A letter signed by 82 law professors signed in 1976, 23 years after the execution of Ethel and Julius Rosenberg and 39 years before the letter filed by the sons of the Rosenbergs one day ago, points out, based on documentary evidence the professors reviewed, that the presiding judge, a staunch anti-communist, was in favor of their death penalty before the Rosenbergs were found guilty.  That's an ultimate pre-judgment.

The letter, written to the House and Senate Judiciary Committee, requested to investigate the conduct of the judge.

That was in 1976.

As the biography of Judge Kaufman shows, not only he was not investigated or disciplined, but he was elevated to the position of an appellate federal judge and was later made a chief judge of the U.S. Court of Appeals for the 2nd Circuit - deciding issues of due process on federal appeals from civil rights cases, of all people, even though, according to the letter of 82 law professors in 1976 to Congress requesting investigation against Judge Kaufman, Judge Kaufman, a trial judge, was trying to unlawfully interfere with appellate process in the Rosenberg case and block appellate motions of the Rosenbergs and their co-defendant.  

Judge Kaufman was, obviously, the best candidate for the job on the federal appellate court, and for the job of the chief judge of that court.

So, as the Facebook community continues to rage, why do the sons of Rosenberg want to stir the painful memories of their executed parents, what I see imperative as a lesson coming out of the Rosenberg case is:

1) the secrecy of the grand jury proceedings serves only the prosecution, including wrongful prosecution, and should be abolished;  had the grand jury minutes of the testimony of Ethel's brother been released at the time of trial and not a month ago, after all witnesses and the presiding judge are long dead, Ethel would have been spared and her children would not have had to be raised as orphans, be adopted and change their last names to protect them.

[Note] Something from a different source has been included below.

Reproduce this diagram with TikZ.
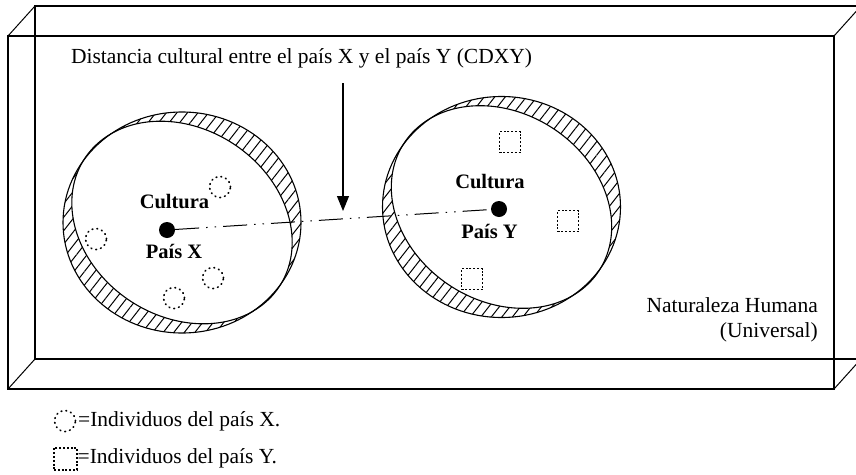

2) it is clear that judicial misconduct is not properly addressed in this country, and legislative measures should be undertaken to change that;

3) it is clear that prosecutorial misconduct is not properly addressed in this country, and legislative measures should be undertaken to change that;

4) it is clear that the public, judging by FB comments today, would have convicted the Rosenbergs and would have sent them to death again, should they be tried today - without any evidence, just on the accusation of spying for the Soviets.  That shows how low the legal education of the public on the issue of the presumption of innocence and the necessity of the rule of law is in this country, and that should be changed, too.

5) an investigation should be had as to the illegal means by which the wrongful conviction and death penalty of Ethel Rosenberg was obtained, and the surviving individuals who participated in the scheme must be tried for conspiracy to commit murder. 

And yes, I fully support the request of the children of the Rosenbergs to formally exonerate Ethel Rosenberg - and to posthumously declare that judge Kaufman committed misconduct and should have been disbarred, prosecuted and, possibly, put to death penalty himself, because sending an innocent to the electric chair is murder.